• [What you will do]:
Give back the lines exactly, from the first one to the line with "import seaborn as sns", both ends included.

• [Raw data]:
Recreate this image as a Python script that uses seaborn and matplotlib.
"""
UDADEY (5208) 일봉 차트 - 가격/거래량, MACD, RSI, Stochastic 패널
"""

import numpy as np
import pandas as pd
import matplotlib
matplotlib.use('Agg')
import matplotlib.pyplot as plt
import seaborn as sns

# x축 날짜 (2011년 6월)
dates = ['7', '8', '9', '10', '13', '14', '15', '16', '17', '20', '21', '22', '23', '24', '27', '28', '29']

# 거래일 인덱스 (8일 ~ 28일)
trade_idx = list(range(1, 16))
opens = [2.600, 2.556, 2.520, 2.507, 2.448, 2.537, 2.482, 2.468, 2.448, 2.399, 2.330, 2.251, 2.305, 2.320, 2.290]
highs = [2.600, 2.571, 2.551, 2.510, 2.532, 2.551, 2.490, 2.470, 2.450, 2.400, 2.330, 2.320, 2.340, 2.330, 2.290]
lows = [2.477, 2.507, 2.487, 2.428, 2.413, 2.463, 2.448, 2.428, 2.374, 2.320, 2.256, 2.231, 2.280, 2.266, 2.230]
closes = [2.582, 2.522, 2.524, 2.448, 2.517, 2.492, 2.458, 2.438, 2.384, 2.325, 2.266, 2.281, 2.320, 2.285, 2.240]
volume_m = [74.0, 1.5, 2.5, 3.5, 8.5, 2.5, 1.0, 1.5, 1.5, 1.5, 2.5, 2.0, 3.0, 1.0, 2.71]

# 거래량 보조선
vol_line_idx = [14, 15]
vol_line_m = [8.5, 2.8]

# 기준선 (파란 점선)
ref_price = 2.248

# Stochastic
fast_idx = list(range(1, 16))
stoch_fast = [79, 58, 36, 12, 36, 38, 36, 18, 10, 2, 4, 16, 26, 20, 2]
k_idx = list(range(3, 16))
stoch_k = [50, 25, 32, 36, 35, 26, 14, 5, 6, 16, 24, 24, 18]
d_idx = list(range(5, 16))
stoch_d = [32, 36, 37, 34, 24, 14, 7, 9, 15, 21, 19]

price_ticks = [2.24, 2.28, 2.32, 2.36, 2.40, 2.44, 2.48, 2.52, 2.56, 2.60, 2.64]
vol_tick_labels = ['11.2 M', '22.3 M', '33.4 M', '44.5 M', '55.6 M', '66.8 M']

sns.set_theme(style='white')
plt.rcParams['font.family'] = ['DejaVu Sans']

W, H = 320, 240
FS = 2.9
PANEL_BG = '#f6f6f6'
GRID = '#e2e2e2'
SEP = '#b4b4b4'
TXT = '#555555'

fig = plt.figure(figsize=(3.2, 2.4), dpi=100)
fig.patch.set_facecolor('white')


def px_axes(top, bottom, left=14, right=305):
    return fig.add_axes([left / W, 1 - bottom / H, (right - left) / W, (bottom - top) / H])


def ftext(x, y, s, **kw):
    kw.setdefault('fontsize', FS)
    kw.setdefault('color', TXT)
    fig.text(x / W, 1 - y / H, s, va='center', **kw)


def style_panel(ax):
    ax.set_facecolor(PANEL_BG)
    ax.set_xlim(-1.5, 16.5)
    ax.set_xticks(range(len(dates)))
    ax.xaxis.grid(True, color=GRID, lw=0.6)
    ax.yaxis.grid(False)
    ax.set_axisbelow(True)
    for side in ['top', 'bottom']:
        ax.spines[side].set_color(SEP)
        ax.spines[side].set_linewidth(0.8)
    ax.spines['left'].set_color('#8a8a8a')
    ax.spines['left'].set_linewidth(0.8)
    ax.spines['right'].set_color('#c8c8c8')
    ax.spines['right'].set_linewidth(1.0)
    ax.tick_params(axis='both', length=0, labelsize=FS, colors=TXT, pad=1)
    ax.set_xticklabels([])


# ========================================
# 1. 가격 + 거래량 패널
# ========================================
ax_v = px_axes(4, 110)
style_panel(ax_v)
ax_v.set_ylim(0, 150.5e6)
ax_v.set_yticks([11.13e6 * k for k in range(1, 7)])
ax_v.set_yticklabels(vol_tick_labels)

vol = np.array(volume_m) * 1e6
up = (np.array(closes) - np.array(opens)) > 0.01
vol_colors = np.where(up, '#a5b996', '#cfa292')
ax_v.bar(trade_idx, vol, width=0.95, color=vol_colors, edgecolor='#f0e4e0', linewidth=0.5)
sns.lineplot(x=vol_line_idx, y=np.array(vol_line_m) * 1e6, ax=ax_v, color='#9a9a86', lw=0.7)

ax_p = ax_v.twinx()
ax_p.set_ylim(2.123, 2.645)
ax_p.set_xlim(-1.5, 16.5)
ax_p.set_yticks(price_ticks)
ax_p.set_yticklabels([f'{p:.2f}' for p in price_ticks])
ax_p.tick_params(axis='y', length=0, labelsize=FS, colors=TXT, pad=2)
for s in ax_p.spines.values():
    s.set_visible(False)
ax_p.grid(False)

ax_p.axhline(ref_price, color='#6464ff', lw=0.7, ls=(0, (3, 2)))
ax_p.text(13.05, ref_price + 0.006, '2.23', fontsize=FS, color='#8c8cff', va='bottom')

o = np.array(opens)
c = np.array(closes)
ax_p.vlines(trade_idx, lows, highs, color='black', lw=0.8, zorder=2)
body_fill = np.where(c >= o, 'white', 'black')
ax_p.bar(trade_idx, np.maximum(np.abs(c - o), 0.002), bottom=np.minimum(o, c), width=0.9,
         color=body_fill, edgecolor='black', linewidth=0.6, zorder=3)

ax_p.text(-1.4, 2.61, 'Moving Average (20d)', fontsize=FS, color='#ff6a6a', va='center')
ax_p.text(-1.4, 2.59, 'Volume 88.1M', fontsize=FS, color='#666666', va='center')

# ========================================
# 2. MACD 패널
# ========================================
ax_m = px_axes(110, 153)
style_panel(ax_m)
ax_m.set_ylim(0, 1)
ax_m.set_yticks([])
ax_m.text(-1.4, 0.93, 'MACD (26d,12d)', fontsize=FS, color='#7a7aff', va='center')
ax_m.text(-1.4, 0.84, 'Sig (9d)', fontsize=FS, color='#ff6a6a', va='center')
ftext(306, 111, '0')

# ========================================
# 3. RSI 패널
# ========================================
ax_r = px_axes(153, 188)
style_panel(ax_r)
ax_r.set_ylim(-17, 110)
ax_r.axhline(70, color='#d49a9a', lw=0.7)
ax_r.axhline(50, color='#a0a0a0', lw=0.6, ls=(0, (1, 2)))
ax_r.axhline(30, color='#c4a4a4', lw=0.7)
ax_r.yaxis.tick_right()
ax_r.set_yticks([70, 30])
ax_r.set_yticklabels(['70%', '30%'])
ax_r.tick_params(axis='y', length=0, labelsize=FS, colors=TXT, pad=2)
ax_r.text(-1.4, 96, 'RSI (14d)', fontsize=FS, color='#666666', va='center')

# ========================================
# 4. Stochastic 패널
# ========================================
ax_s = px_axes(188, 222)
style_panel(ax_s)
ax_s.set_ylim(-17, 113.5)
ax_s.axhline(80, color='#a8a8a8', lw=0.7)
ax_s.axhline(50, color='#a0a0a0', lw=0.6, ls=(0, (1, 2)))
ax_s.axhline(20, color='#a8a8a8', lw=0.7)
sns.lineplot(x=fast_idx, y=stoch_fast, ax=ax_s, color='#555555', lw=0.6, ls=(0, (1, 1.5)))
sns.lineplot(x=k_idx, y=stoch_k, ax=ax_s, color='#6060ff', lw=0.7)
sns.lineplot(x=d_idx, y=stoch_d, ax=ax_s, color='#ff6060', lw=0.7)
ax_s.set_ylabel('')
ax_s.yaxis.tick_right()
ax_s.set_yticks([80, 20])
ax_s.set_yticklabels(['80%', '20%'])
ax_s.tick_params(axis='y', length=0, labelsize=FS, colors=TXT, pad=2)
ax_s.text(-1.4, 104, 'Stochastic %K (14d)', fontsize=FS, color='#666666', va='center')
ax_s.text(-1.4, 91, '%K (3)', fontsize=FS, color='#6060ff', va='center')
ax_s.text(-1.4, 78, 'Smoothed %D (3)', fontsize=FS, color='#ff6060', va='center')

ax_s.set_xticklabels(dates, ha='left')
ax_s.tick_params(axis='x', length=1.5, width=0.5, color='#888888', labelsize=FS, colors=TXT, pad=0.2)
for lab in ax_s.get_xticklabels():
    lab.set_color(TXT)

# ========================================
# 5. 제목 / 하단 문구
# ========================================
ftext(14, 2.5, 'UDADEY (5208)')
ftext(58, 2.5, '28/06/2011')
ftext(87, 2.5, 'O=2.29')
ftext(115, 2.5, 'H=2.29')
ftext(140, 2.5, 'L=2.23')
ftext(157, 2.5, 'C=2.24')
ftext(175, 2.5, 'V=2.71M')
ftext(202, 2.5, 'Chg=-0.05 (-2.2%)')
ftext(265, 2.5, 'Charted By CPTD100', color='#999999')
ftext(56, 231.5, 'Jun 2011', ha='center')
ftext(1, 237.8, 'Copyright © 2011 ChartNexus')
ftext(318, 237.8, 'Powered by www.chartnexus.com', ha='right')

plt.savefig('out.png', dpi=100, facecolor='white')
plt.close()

• [Solution to the exercise]:
Recreate this image as a Python script that uses seaborn and matplotlib.
"""
UDADEY (5208) 일봉 차트 - 가격/거래량, MACD, RSI, Stochastic 패널
"""

import numpy as np
import pandas as pd
import matplotlib
matplotlib.use('Agg')
import matplotlib.pyplot as plt
import seaborn as sns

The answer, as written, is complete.